# Real Help for Winter Dry, Cracked Hands



## Anita Martin (Dec 26, 2007)

Every winter I say I'm going to use lots of lotion, always wear gloves outside, wear gloves while sanitizing milking utensils, etc. etc. I work outside at least three days a week doing horse feet, (always wear gloves), plus my own couple of hours every day outside with our own farm chores...my intentions were good, but I didn't always carry through when I get so busy...and the result is my hands are a mess! Well, I've seen worse, but they feel awful, and handling certain fabrics is torture when the fibers hang up on the roughness. Anyway, I did some research online but the advice I could find pertained to women who only go outside to walk the dog or go to and from work. No one mentions having hands in bleach water, or soap making or trimming horse hoof after horse hoof when it's 20 degrees outside. 

I have a ton of ingredients I could use to make up something healing. I use my lotion every day, several times, but it's not enough. I need something I can put on that will actually speed healing. This is always the place I get the best ideas!


----------



## MF-Alpines (Mar 29, 2010)

Me, too, Anita. My knuckles are dry and crusty. I really could use some help here, too.


----------



## adillenal (Feb 6, 2009)

I made whipped shea, rice bran oil and tea tree oil for my husband to use on his hands. Works well when he remembers. He doesn't like the smell but you can't be picky in my opinion. :biggrin Goes on greasy but soaks in and it does soften and the shea and tea tree are healing.
There are many ingredients but I think a butter base rather than a lotion would work better for your case. Just my opinion again.


----------



## MysticHollowGoats (Nov 5, 2007)

I had the same issue with my hands....lotion bars saved my day =)
I use beeswax, shea butter and coconut oil in mine, the beeswax adds a nice protective layer.
Even after washing your hands you can still feel that the lotion is still protecting. Using once in 
the morning and again before bed is keeping my hands nice and soft, no more cracking.


----------



## buckrun (Mar 7, 2008)

We have horror hands here- between working clay- garden soil-barn duties and packing for shipping I have to really keep on top of moisturizing. For me the very best formula is a cream that is mostly water. The oil will keep the moisture trapped against your skin long enough to soak in whereas an oil alone or butter only stops moisture from leaving the skin- it does not add moisture. The oils will soften the outer layer of dead skin but the living skin needs added water. Once I learned how well this worked I quit having painful cracks esp during winter. So the cream I use is like a very thick lotion-like old fashioned 'cold cream' but not greasy at all. I do not ask her recipe or process but when I told her to please never stop making it she told me the reason it works so well...mostly water.


----------



## Caprine Beings (Sep 19, 2008)

Anite would you like my recipe for All Purpose Body butter? It really does work on chapped and cracked hands, mine never get chapped now, neither do my lips...I use it on them too.
Tam


----------



## JumpinIrish4ever (Mar 11, 2010)

Tam, I'd love your recipe. My husband and mother have horrible hands. We can't find anything to help. Thanks!


----------



## MF-Alpines (Mar 29, 2010)

Caprine Beings said:


> Anite would you like my recipe for All Purpose Body butter? It really does work on chapped and cracked hands, mine never get chapped now, neither do my lips...I use it on them too.
> Tam


Me, too, me, too.


----------



## Caprine Beings (Sep 19, 2008)

Let me find it 
I put it in the recipe sticky. Its not my "special business" recipe but it will do for what your wanting.
Tam


----------



## Anita Martin (Dec 26, 2007)

Yes, of course Tammy, it sounds great! The worst parts are the insides of my index fingers. So dry and my nice silky underwear stick to them...it's awful. 

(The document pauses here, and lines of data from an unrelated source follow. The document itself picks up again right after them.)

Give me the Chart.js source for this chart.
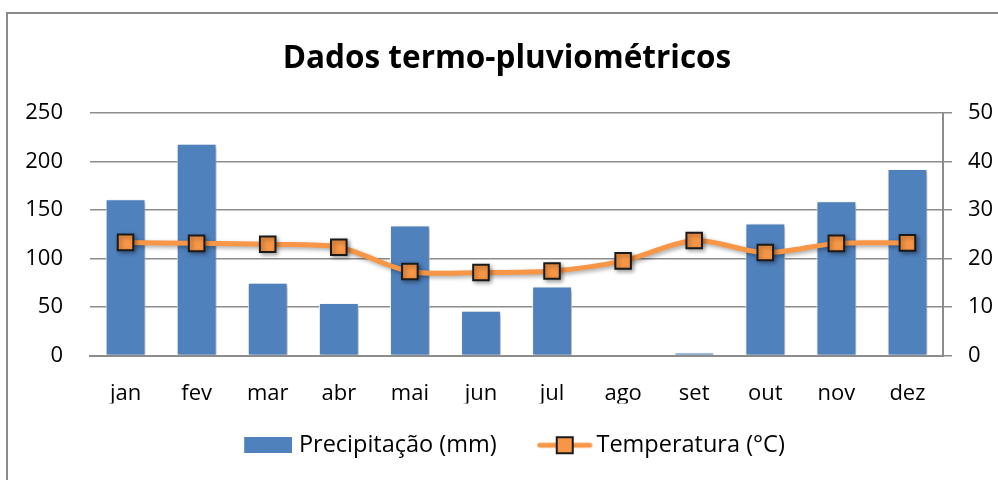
<!DOCTYPE html>
<html>
<head>
<meta charset="utf-8">
<script src="https://cdn.jsdelivr.net/npm/chart.js@4"></script>
<style>
  html, body { margin: 0; padding: 0; background: #fff; }
  #wrap { position: relative; width: 998px; height: 480px; overflow: hidden; }
  #frame { position: absolute; left: 6px; top: 12px; width: 1010px; height: 500px; border: 2px solid #8a8a8a; box-sizing: border-box; }
  canvas { position: absolute; left: 0; top: 0; }
</style>
</head>
<body>
<div id="wrap">
  <div id="frame"></div>
  <canvas id="chart" width="998" height="480"></canvas>
</div>
<script>
const months = ['jan', 'fev', 'mar', 'abr', 'mai', 'jun', 'jul', 'ago', 'set', 'out', 'nov', 'dez'];
const precipitation = [161, 218, 75, 54, 134, 46, 71, 0, 3, 136, 159, 192];
const temperature = [23.3, 23.1, 22.9, 22.3, 17.3, 17.1, 17.4, 19.5, 23.7, 21.2, 23.1, 23.2];
const leftTicks = [0, 50, 100, 150, 200, 250];
const rightTicks = [0, 10, 20, 30, 40, 50];

const BLUE = '#4f81bd';
const ORANGE = '#f79646';
const GRID = '#8c8c8c';
const FONT = "'Open Sans', 'Noto Sans', sans-serif";

// legend swatches drawn like the Excel ones (canvas is wider than the mark
// so the mark can sit off-centre inside the legend box)
function barSwatch() {
  const c = document.createElement('canvas');
  c.width = 68; c.height = 16;
  const g = c.getContext('2d');
  g.fillStyle = BLUE;
  g.fillRect(20, 0, 48, 16);
  return c;
}
function lineSwatch() {
  const c = document.createElement('canvas');
  c.width = 74; c.height = 20;
  const g = c.getContext('2d');
  const x0 = 18;
  g.strokeStyle = ORANGE;
  g.lineWidth = 5;
  g.lineCap = 'round';
  g.beginPath(); g.moveTo(x0 + 3, 10); g.lineTo(x0 + 53, 10); g.stroke();
  g.fillStyle = ORANGE;
  g.strokeStyle = '#1a1a1a';
  g.lineWidth = 2;
  g.fillRect(x0 + 20, 2, 16, 16);
  g.strokeRect(x0 + 20, 2, 16, 16);
  return c;
}

const shadowPlugin = {
  id: 'softShadow',
  beforeDatasetDraw(chart) {
    const ctx = chart.ctx;
    ctx.save();
    ctx.shadowColor = 'rgba(0,0,0,0.35)';
    ctx.shadowBlur = 4;
    ctx.shadowOffsetX = 2;
    ctx.shadowOffsetY = 2;
  },
  afterDatasetDraw(chart) {
    chart.ctx.restore();
  }
};

new Chart(document.getElementById('chart'), {
  type: 'bar',
  data: {
    labels: months,
    datasets: [
      {
        type: 'bar',
        label: 'Precipitação (mm)',
        data: precipitation,
        yAxisID: 'y',
        backgroundColor: BLUE,
        borderColor: '#ffffff',
        borderWidth: 1,
        categoryPercentage: 1,
        barPercentage: 0.56,
        order: 2
      },
      {
        type: 'line',
        label: 'Temperatura (°C)',
        data: temperature,
        yAxisID: 'y2',
        borderColor: ORANGE,
        borderWidth: 5,
        tension: 0.3,
        pointStyle: 'rect',
        pointRadius: 11,
        pointBackgroundColor: ORANGE,
        pointBorderColor: '#1a1a1a',
        pointBorderWidth: 2,
        order: 1
      }
    ]
  },
  options: {
    responsive: false,
    animation: false,
    layout: { padding: { left: 16, right: 0, top: 0, bottom: 13 } },
    scales: {
      x: {
        grid: { display: false },
        border: { display: true, color: GRID, width: 2 },
        ticks: { color: '#000', font: { family: FONT, size: 22 }, padding: 17 },
        afterFit(scale) { scale.height = 48; }
      },
      y: {
        position: 'left',
        min: 0, max: 250,
        afterBuildTicks(scale) { scale.ticks = leftTicks.map((v) => ({ value: v })); },
        grid: { color: GRID, lineWidth: 1.5, drawTicks: false },
        border: { display: false },
        ticks: { color: '#000', font: { family: FONT, size: 22 }, padding: 27 },
        afterFit(scale) { scale.width = 74; }
      },
      y2: {
        position: 'right',
        min: 0, max: 50,
        afterBuildTicks(scale) { scale.ticks = rightTicks.map((v) => ({ value: v })); },
        grid: { drawOnChartArea: false, color: GRID, lineWidth: 1.5, tickLength: 9 },
        border: { display: true, color: GRID, width: 2 },
        ticks: { color: '#000', font: { family: FONT, size: 22 }, padding: 16 },
        afterFit(scale) { scale.width = 55; }
      }
    },
    plugins: {
      title: {
        display: true,
        text: 'Dados termo-pluviométricos',
        color: '#000',
        font: { family: FONT, size: 31.5, weight: 'bold' },
        padding: { top: 40, bottom: 35 }
      },
      legend: {
        position: 'bottom',
        labels: {
          color: '#000',
          font: { family: FONT, size: 23.5 },
          usePointStyle: true,
          pointStyleWidth: 58,
          boxHeight: 16,
          padding: 30,
          generateLabels(chart) {
            return chart.data.datasets.map((ds, i) => ({
              text: ds.label,
              pointStyle: i === 0 ? barSwatch() : lineSwatch(),
              fillStyle: 'transparent',
              strokeStyle: 'transparent',
              lineWidth: 0,
              fontColor: '#000',
              datasetIndex: i,
              hidden: false
            }));
          }
        }
      },
      tooltip: { enabled: false }
    }
  },
  plugins: [shadowPlugin]
});
</script>
</body>
</html>
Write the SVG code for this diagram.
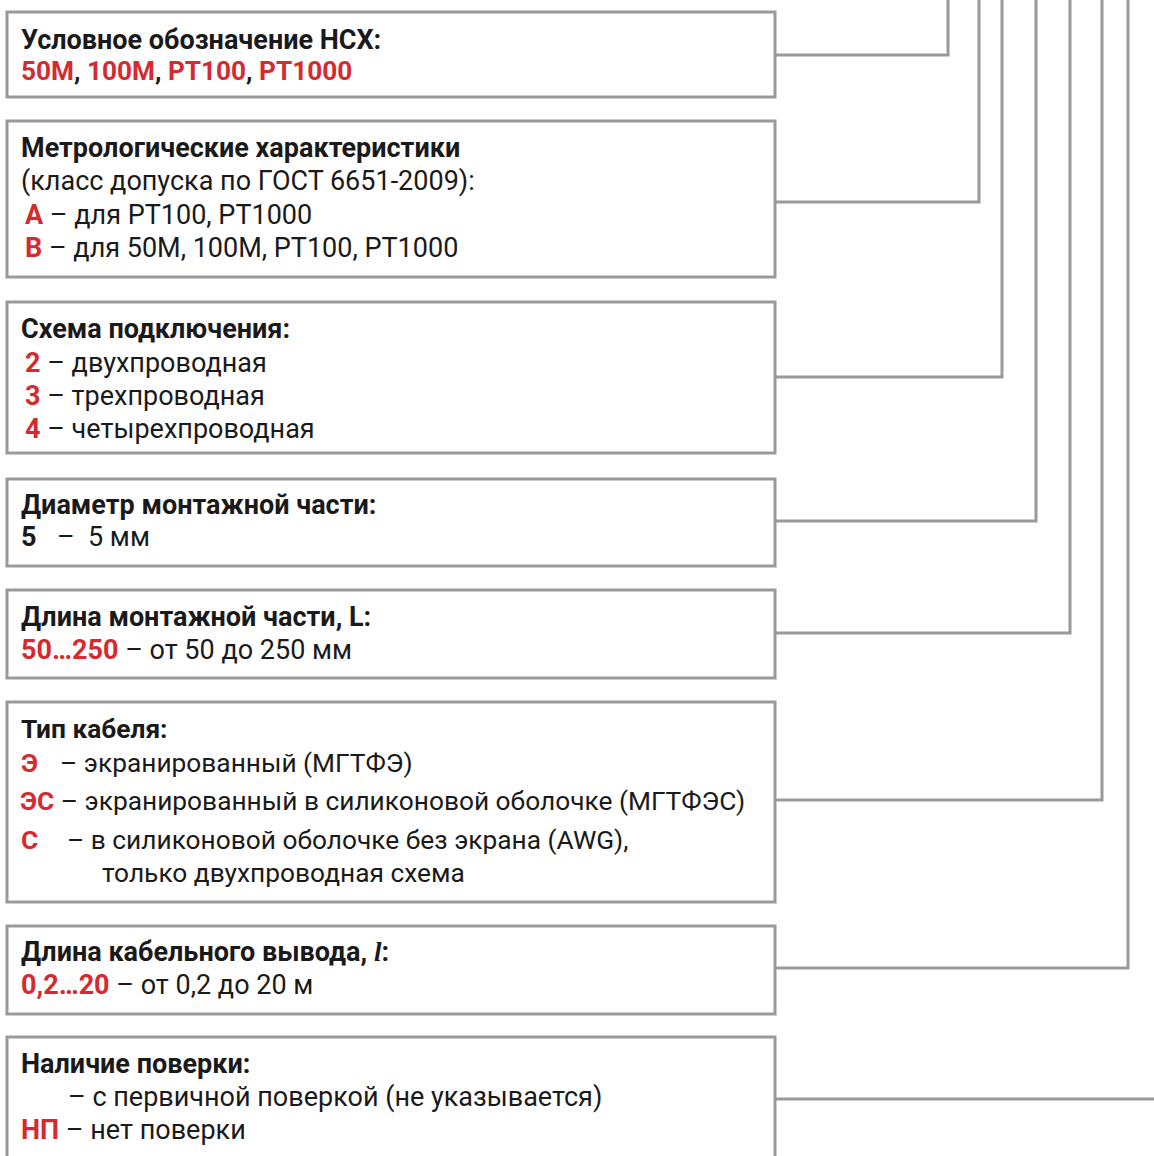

We were outside all day again to day...wearing gloves most of the time, but having to take them off a lot to do small things. The wind was whipping and it was in the low 30's, now 20's. I'm so glad my face doesn't chap. I saw a day next week on the weather report where we are supposed to hit 51 degrees! I'm sure a warmer day will help. Hope more will follow.


----------



## Caprine Beings (Sep 19, 2008)

Thats why I like this blend Anita. The babassu and mango really soak in, so there isn't a nasty oiliness to it. And the two waxes absorb as well, not staying on top of the skin. The herbs help at the cellular level and you do see improvement fast. I am so glad I started making these as my hands and feet can be slightly dry but not chapped and painful.
Tam


----------



## Kalne (Oct 25, 2007)

Hmmmm, that's interesting, Lee. I never would have thought about it that way. I find for me using a combo of lotion and butter works best. I add a titch of beeswax to my lotion this time of year because it seems to keep it from washing off so easily and I can use the extra protection. For my feet I will slather whipped butter on after showering so there is moisture in the skin already getting locked it. If I am consistent with doing it I rarely get cracks in my heals like I used to.


----------



## Anita Martin (Dec 26, 2007)

Tammy, do you sell your butter online? Since I don't have some of the oils it might be easier for me to order it from you. Also, I'd like to find a reasonably price source for nice gloves to cover my hands when I put on creams at night. Anyone have any recommendations? 

Thanks!


----------



## buckrun (Mar 7, 2008)

I have started treating my heels with Tammy's butter. It's great stuff.
Me and shoes don't get along too well so they are really a mess. I have been putting it on right after bath while skin is moist and putting socks on for as long as I can stand to be suffocating.... :/
Works good. Thanks Tam!


----------



## Caprine Beings (Sep 19, 2008)

Okay I added how much oils someone would need. Sorry about that, it hit me at 1 AM and figured it could wait til this morning.

Tam


----------